Transcribe the lines below verbatim, skipping the images.

------------------------

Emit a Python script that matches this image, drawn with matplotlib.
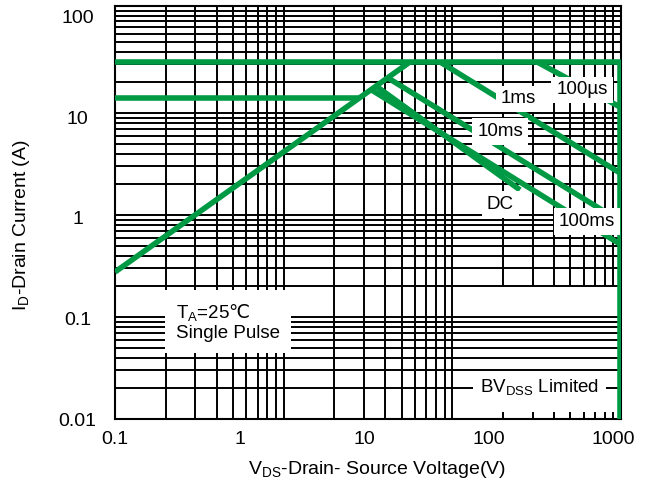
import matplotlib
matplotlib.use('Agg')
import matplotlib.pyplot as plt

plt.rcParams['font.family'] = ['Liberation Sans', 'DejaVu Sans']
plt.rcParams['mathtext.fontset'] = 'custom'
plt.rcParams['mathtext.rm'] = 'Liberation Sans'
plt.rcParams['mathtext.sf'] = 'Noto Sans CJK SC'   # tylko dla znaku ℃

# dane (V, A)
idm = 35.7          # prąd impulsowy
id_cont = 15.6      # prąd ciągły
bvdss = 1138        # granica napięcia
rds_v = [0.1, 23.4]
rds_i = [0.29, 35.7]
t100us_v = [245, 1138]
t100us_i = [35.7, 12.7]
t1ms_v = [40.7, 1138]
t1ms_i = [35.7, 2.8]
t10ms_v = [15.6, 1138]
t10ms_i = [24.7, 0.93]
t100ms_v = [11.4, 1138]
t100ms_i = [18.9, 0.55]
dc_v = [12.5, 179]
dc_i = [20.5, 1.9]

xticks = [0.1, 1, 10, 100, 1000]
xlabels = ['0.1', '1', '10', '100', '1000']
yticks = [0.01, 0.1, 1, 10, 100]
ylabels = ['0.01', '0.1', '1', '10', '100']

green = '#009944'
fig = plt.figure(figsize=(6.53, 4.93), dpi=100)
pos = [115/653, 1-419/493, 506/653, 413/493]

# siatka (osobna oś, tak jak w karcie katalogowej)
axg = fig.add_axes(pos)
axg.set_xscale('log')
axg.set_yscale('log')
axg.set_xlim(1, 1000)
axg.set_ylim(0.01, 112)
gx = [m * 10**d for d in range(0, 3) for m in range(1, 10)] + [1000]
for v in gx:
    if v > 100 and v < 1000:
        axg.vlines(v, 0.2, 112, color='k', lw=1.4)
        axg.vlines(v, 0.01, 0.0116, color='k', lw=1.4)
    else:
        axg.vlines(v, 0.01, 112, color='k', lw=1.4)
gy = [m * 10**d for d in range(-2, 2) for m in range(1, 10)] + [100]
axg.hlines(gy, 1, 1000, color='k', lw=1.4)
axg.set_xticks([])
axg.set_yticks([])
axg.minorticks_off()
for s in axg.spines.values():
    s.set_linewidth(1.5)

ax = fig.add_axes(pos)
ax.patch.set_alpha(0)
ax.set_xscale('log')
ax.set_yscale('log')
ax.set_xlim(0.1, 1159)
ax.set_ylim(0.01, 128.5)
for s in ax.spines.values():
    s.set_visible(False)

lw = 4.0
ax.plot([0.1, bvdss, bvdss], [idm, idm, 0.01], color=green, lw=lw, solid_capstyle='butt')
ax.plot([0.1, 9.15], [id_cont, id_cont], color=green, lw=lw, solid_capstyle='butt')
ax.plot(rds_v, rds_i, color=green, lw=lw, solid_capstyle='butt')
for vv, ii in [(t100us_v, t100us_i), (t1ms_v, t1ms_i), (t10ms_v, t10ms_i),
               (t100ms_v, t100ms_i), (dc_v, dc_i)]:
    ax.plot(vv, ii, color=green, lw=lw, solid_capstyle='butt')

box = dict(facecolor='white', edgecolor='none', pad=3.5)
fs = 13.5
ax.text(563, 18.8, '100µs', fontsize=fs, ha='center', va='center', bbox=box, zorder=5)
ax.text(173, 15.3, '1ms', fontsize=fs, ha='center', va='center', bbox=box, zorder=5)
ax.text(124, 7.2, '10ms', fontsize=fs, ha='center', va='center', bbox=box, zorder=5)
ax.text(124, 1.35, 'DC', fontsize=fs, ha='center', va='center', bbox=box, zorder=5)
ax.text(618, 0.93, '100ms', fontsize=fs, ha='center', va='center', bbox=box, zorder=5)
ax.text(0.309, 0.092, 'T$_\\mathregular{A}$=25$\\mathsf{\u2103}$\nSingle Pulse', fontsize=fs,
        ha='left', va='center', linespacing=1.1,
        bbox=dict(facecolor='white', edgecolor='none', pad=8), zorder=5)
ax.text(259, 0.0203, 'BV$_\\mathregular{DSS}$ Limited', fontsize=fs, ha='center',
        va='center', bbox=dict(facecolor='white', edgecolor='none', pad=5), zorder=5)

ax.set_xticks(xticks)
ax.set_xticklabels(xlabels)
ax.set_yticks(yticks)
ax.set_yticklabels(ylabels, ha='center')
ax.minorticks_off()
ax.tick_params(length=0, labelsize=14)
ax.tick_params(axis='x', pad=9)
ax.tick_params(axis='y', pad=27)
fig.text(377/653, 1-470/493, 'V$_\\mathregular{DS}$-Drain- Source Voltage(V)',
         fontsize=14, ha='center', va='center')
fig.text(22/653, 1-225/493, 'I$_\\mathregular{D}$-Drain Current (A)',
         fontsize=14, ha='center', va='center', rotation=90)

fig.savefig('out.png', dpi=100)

------------------------

### Solution for this task:
Emit a Python script that matches this image, drawn with matplotlib.
import matplotlib
matplotlib.use('Agg')
import matplotlib.pyplot as plt

plt.rcParams['font.family'] = ['Liberation Sans', 'DejaVu Sans']
plt.rcParams['mathtext.fontset'] = 'custom'
plt.rcParams['mathtext.rm'] = 'Liberation Sans'
plt.rcParams['mathtext.sf'] = 'Noto Sans CJK SC'   # tylko dla znaku ℃

# dane (V, A)
idm = 35.7          # prąd impulsowy
id_cont = 15.6      # prąd ciągły
bvdss = 1138        # granica napięcia
rds_v = [0.1, 23.4]
rds_i = [0.29, 35.7]
t100us_v = [245, 1138]
t100us_i = [35.7, 12.7]
t1ms_v = [40.7, 1138]
t1ms_i = [35.7, 2.8]
t10ms_v = [15.6, 1138]
t10ms_i = [24.7, 0.93]
t100ms_v = [11.4, 1138]
t100ms_i = [18.9, 0.55]
dc_v = [12.5, 179]
dc_i = [20.5, 1.9]

xticks = [0.1, 1, 10, 100, 1000]
xlabels = ['0.1', '1', '10', '100', '1000']
yticks = [0.01, 0.1, 1, 10, 100]
ylabels = ['0.01', '0.1', '1', '10', '100']

green = '#009944'
fig = plt.figure(figsize=(6.53, 4.93), dpi=100)
pos = [115/653, 1-419/493, 506/653, 413/493]

# siatka (osobna oś, tak jak w karcie katalogowej)
axg = fig.add_axes(pos)
axg.set_xscale('log')
axg.set_yscale('log')
axg.set_xlim(1, 1000)
axg.set_ylim(0.01, 112)
gx = [m * 10**d for d in range(0, 3) for m in range(1, 10)] + [1000]
for v in gx:
    if v > 100 and v < 1000:
        axg.vlines(v, 0.2, 112, color='k', lw=1.4)
        axg.vlines(v, 0.01, 0.0116, color='k', lw=1.4)
    else:
        axg.vlines(v, 0.01, 112, color='k', lw=1.4)
gy = [m * 10**d for d in range(-2, 2) for m in range(1, 10)] + [100]
axg.hlines(gy, 1, 1000, color='k', lw=1.4)
axg.set_xticks([])
axg.set_yticks([])
axg.minorticks_off()
for s in axg.spines.values():
    s.set_linewidth(1.5)

ax = fig.add_axes(pos)
ax.patch.set_alpha(0)
ax.set_xscale('log')
ax.set_yscale('log')
ax.set_xlim(0.1, 1159)
ax.set_ylim(0.01, 128.5)
for s in ax.spines.values():
    s.set_visible(False)

lw = 4.0
ax.plot([0.1, bvdss, bvdss], [idm, idm, 0.01], color=green, lw=lw, solid_capstyle='butt')
ax.plot([0.1, 9.15], [id_cont, id_cont], color=green, lw=lw, solid_capstyle='butt')
ax.plot(rds_v, rds_i, color=green, lw=lw, solid_capstyle='butt')
for vv, ii in [(t100us_v, t100us_i), (t1ms_v, t1ms_i), (t10ms_v, t10ms_i),
               (t100ms_v, t100ms_i), (dc_v, dc_i)]:
    ax.plot(vv, ii, color=green, lw=lw, solid_capstyle='butt')

box = dict(facecolor='white', edgecolor='none', pad=3.5)
fs = 13.5
ax.text(563, 18.8, '100µs', fontsize=fs, ha='center', va='center', bbox=box, zorder=5)
ax.text(173, 15.3, '1ms', fontsize=fs, ha='center', va='center', bbox=box, zorder=5)
ax.text(124, 7.2, '10ms', fontsize=fs, ha='center', va='center', bbox=box, zorder=5)
ax.text(124, 1.35, 'DC', fontsize=fs, ha='center', va='center', bbox=box, zorder=5)
ax.text(618, 0.93, '100ms', fontsize=fs, ha='center', va='center', bbox=box, zorder=5)
ax.text(0.309, 0.092, 'T$_\\mathregular{A}$=25$\\mathsf{\u2103}$\nSingle Pulse', fontsize=fs,
        ha='left', va='center', linespacing=1.1,
        bbox=dict(facecolor='white', edgecolor='none', pad=8), zorder=5)
ax.text(259, 0.0203, 'BV$_\\mathregular{DSS}$ Limited', fontsize=fs, ha='center',
        va='center', bbox=dict(facecolor='white', edgecolor='none', pad=5), zorder=5)

ax.set_xticks(xticks)
ax.set_xticklabels(xlabels)
ax.set_yticks(yticks)
ax.set_yticklabels(ylabels, ha='center')
ax.minorticks_off()
ax.tick_params(length=0, labelsize=14)
ax.tick_params(axis='x', pad=9)
ax.tick_params(axis='y', pad=27)
fig.text(377/653, 1-470/493, 'V$_\\mathregular{DS}$-Drain- Source Voltage(V)',
         fontsize=14, ha='center', va='center')
fig.text(22/653, 1-225/493, 'I$_\\mathregular{D}$-Drain Current (A)',
         fontsize=14, ha='center', va='center', rotation=90)

fig.savefig('out.png', dpi=100)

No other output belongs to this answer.